Progress in Satellite Tropical Cyclone Monitoring: Katrina and Beyond

Satellite sensors (imagers, sounders, and radars) play a crucial role in the operational satellite reconnaissance of tropical cyclones (TC). Multiple key changes have occurred since Hurricane Katrina that directly impact our global ability to nowcast TC location, structure, and intensity: 1) the fly out and health of the microwave imagers and sounders on the Defense Meteorological Satellite Program (DMSP), NOAA, and EUMETSAT low earth orbiting (LEO) satellites, 2) the launch and near real-time access to new research and development (R&D) sensors, 3) launch and near real-time access to foreign sensors and joint mission collaboration, and 4) the upgrade of the global geostationary (GEO) platforms with critical advances in temporal, spatial, and spectral sensing capabilities.

Since Katrina, a combination of factors has led to a relative abundance of microwave imagers/sounders, with a primary factor being the long-lived nature of sensors originally built to operate for 3-5 years.
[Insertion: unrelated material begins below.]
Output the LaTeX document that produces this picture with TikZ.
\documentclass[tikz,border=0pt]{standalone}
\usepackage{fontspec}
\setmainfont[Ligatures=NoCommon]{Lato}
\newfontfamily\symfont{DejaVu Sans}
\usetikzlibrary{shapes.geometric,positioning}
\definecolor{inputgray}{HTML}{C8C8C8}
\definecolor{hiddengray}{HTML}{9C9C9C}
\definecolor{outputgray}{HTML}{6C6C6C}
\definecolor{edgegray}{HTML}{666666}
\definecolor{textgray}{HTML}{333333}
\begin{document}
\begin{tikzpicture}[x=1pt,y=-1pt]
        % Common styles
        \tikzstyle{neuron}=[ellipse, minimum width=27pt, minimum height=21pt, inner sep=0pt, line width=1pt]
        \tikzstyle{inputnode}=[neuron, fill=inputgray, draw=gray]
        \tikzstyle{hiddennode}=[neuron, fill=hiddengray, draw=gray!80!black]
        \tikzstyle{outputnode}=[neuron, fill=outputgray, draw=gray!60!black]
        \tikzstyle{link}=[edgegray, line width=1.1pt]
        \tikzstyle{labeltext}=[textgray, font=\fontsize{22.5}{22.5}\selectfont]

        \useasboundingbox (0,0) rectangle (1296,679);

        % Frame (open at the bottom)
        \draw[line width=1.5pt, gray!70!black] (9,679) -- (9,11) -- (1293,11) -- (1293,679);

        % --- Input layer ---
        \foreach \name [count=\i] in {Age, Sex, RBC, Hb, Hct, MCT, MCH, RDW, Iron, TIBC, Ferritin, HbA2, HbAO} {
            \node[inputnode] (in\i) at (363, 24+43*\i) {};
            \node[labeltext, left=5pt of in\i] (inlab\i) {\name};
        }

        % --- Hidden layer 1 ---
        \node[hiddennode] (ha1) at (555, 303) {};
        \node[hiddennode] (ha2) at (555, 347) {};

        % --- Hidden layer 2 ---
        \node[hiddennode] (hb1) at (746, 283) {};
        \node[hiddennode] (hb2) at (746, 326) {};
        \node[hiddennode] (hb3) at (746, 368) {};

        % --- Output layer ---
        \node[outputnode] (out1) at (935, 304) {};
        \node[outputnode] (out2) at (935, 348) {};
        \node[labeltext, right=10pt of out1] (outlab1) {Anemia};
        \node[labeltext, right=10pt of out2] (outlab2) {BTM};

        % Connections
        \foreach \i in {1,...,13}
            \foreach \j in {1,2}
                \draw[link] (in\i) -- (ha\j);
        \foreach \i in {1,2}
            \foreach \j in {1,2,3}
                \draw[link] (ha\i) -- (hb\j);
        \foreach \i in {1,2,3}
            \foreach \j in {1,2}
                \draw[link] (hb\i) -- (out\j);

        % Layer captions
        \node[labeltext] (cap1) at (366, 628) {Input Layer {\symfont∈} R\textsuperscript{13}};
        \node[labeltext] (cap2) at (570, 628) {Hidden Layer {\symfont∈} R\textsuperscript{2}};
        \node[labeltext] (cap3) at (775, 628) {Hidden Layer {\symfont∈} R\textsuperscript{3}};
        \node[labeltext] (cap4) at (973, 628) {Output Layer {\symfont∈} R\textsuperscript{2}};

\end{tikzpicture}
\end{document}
The current “golden age” of microwave remote sensing has been a boon to operational center fixing, since they mitigate inherent limitations of VIS/IR sensors and have benefited from the stability offered by US and foreign operational platforms. However, the current enhanced temporal sampling will shortly decline considerably due to multiple factors: a) old operational SSM/I and SSMIS sensors and/or channels becoming nonoperational, b) old R&D sensors failing, c) uncertain future for the DMSP F-20 and Weather System Follow on (WSF), and d) uncertain project funding for multiple foreign efforts. A major unknown is the fidelity of foreign microwave sensors where data access and latency issues are unresolved.
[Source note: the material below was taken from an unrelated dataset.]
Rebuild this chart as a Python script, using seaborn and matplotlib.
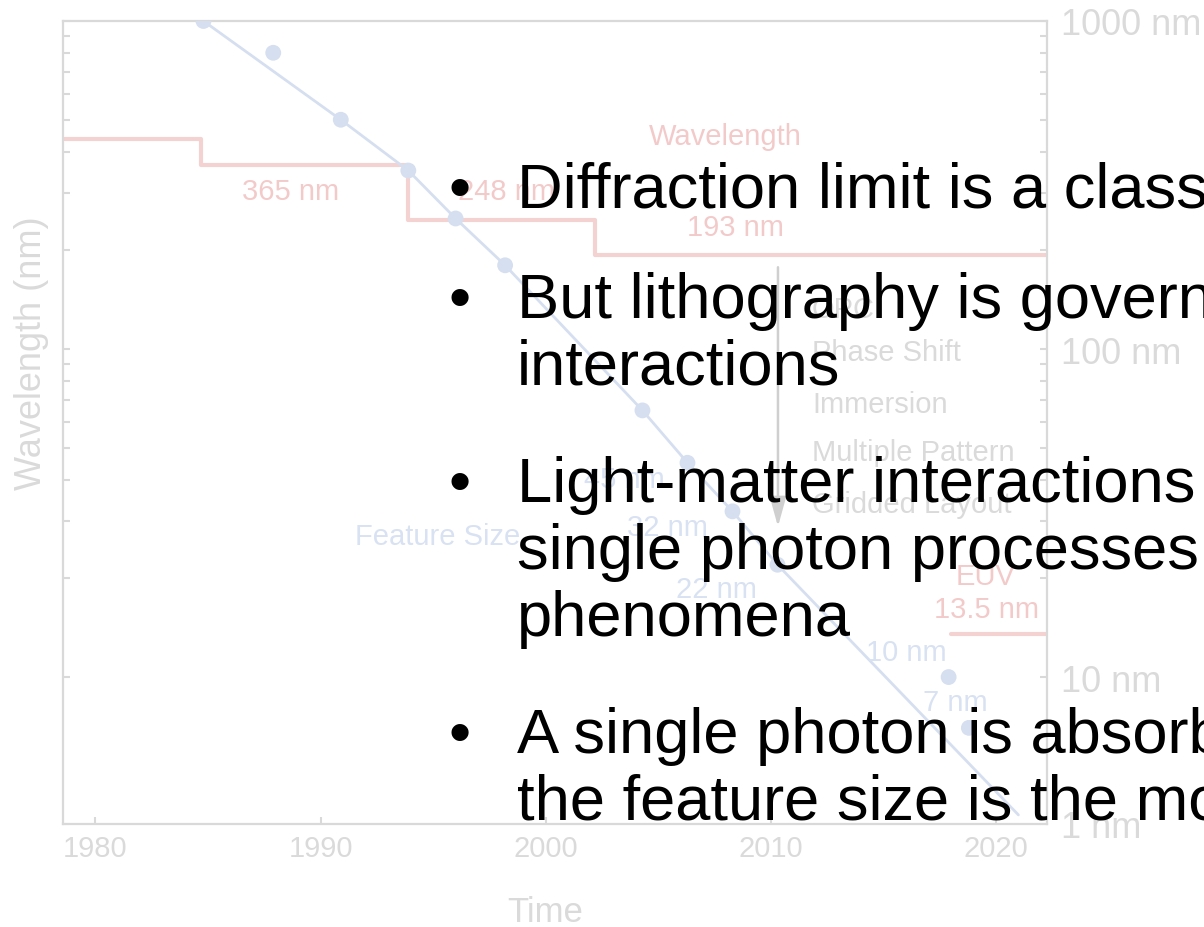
import matplotlib
matplotlib.use("Agg")
import matplotlib.pyplot as plt
from matplotlib.ticker import FixedLocator, NullFormatter
import seaborn as sns

# lithography wavelength (nm), step changes by year
wl_years = [1978.0, 1984.7, 1993.9, 2002.2, 2023.0]
wl_nm = [436, 365, 248, 193, 193]
euv_years = [2018.0, 2023.0]
euv_nm = [13.5, 13.5]

# feature size trend line
trend_years = [1984.8, 1990.9, 1993.9, 1996.0, 1998.2, 2004.3, 2006.3, 2008.3, 2010.3, 2021.0]
trend_nm = [1000, 500, 350, 250, 180, 65, 45, 32, 22, 3.8]

# node dots
node_years = [1984.8, 1987.9, 1990.9, 1993.9, 1996.0, 1998.2, 2004.3, 2006.3, 2008.3, 2010.3, 2017.9, 2018.8]
node_nm = [1000, 800, 500, 350, 250, 180, 65, 45, 32, 22, 10, 7]

x_ticks = [1980, 1990, 2000, 2010, 2020]
y_ticks = [1000, 100, 10, 3.565]
y_ticklabels = ["1000 nm", "100 nm", "10 nm", "1 nm"]
y_minor = [20, 30, 40, 50, 60, 70, 80, 90, 200, 300, 400, 500, 600, 700, 800, 900]

wl_labels = ["Wavelength", "365 nm", "248 nm", "193 nm", "EUV", "13.5 nm"]
fs_labels = ["Feature Size", "45 nm", "32 nm", "22 nm", "10 nm", "7 nm"]
tech_labels = ["OPC", "Phase Shift", "Immersion", "Multiple Pattern", "Gridded Layout"]

bullets = [
    ["Diffraction limit is a classical"],
    ["But lithography is governed", "interactions"],
    ["Light-matter interactions", "single photon processes", "phenomena"],
    ["A single photon is absorbed", "the feature size is the most"],
]

RED = "#f5d2d2"
RED_TXT = "#f3caca"
BLUE = "#d6dff0"
BLUE_TXT = "#d9e2f2"
GRAY = "#d9d9d9"
GRAY_TXT = "#dadada"

sns.set_style("white")
plt.rcParams["font.family"] = ["Liberation Sans", "DejaVu Sans"]

fig = plt.figure(figsize=(12.04, 9.28), dpi=100)
ax = fig.add_axes([0.0523, 0.111, 0.8173, 0.8653])
ax.set_yscale("log")

sns.lineplot(x=wl_years, y=wl_nm, ax=ax, color=RED, lw=3, drawstyle="steps-post",
             estimator=None, sort=False)
sns.lineplot(x=euv_years, y=euv_nm, ax=ax, color=RED, lw=3, estimator=None, sort=False)
sns.lineplot(x=trend_years, y=trend_nm, ax=ax, color=BLUE, lw=2.0, estimator=None, sort=False)
sns.scatterplot(x=node_years, y=node_nm, ax=ax, color=BLUE, s=130, edgecolor="none", zorder=3)

ax.set_xlim(1978.56, 2022.27)
ax.set_ylim(3.565, 1000)

# text annotations (year, nm)
wl_pos = [(2007.97, 446), (1988.69, 303), (1998.28, 303), (2008.41, 235), (2019.52, 20.3), (2019.6, 16.1)]
for t, (xx, yy) in zip(wl_labels, wl_pos):
    ax.text(xx, yy, t, color=RED_TXT, fontsize=21, ha="center", va="center")
fs_pos = [(1995.2, 26.9), (2003.5, 40.2), (2005.4, 28.6), (2007.6, 18.5), (2016.0, 11.9), (2018.2, 8.4)]
for t, (xx, yy) in zip(fs_labels, fs_pos):
    ax.text(xx, yy, t, color=BLUE_TXT, fontsize=21, ha="center", va="center")
tech_y = [132, 98, 67.9, 48.5, 33.6]
for t, yy in zip(tech_labels, tech_y):
    ax.text(2011.83, yy, t, color=GRAY_TXT, fontsize=21, ha="left", va="center")
ax.annotate("", xy=(2010.32, 28.2), xytext=(2010.32, 181),
            arrowprops=dict(arrowstyle="-|>,head_width=0.5,head_length=1.8",
                            color="#cfcfcf", lw=1.8))

for side in ["left", "right", "top", "bottom"]:
    ax.spines[side].set_visible(True)
    ax.spines[side].set_color(GRAY)
    ax.spines[side].set_linewidth(1.6)

ax.set_xticks(x_ticks)
ax.set_xticklabels([str(v) for v in x_ticks])
ax.set_yticks(y_ticks)
ax.set_yticklabels(y_ticklabels)
ax.yaxis.set_minor_locator(FixedLocator(y_minor))
ax.yaxis.set_minor_formatter(NullFormatter())
ax.tick_params(axis="x", which="major", direction="in", length=5, width=1.5, color=GRAY,
               labelcolor=GRAY_TXT, labelsize=21, pad=7, bottom=True, top=False)
ax.tick_params(axis="y", which="both", direction="in", length=5, width=1.5, color=GRAY,
               labelcolor=GRAY_TXT, labelsize=26, pad=10, left=True, right=True,
               labelleft=False, labelright=True)
ax.set_xlabel("Time", color=GRAY_TXT, fontsize=25)
ax.xaxis.set_label_coords(0.49, -0.088)
ax.set_ylabel("Wavelength (nm)", color=GRAY_TXT, fontsize=26)
ax.yaxis.set_label_position("left")
ax.yaxis.set_label_coords(-0.014, 0.587)

# slide bullet text on top
baselines = [[208], [318, 385], [502, 569, 636], [753, 820]]
H = 928.0
for lines, ys in zip(bullets, baselines):
    fig.text(449 / 1204, 1 - ys[0] / H, "\u2022", fontsize=45.5, color="black", va="baseline", ha="left")
    for line, yb in zip(lines, ys):
        fig.text(517 / 1204, 1 - yb / H, line, fontsize=45.5, color="black", va="baseline", ha="left")

fig.savefig("out.png", dpi=100)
In contrast, GEO sensor improvements with Meteosat Second Generation, Himawari-8, and in the near future GOES-R/S, are ushering in a new era of TC remote sensing. The enhanced temporal sampling (2-10 minutes routinely), higher spatial resolution, and more than doubling of spectral channels has already demonstrated an ability to view near real-time aspects of TC monitoring only briefly captured during some earlier rapid scan experiments. The ability to observe rapid changes in convective bursts near the TC core are now common place and provide more complementary measurements to the less frequent LEO microwave imager/sounders. Objective methods to extract storm position, eye size, structure, and intensity from satellites are now in various stages of operations and demonstrations, as data fusion moves center stage to enable key steps forward in extracting new accuracy levels.

This presentation will highlight advances in satellite remote sensing since Katrina and include a best guess timeline for imagers, sounders, and scatterometers likely to soon become accessible for operational and scientific study. Comparisons in our satellite TC sensor network will be made from Katrina to the present and then into the near future.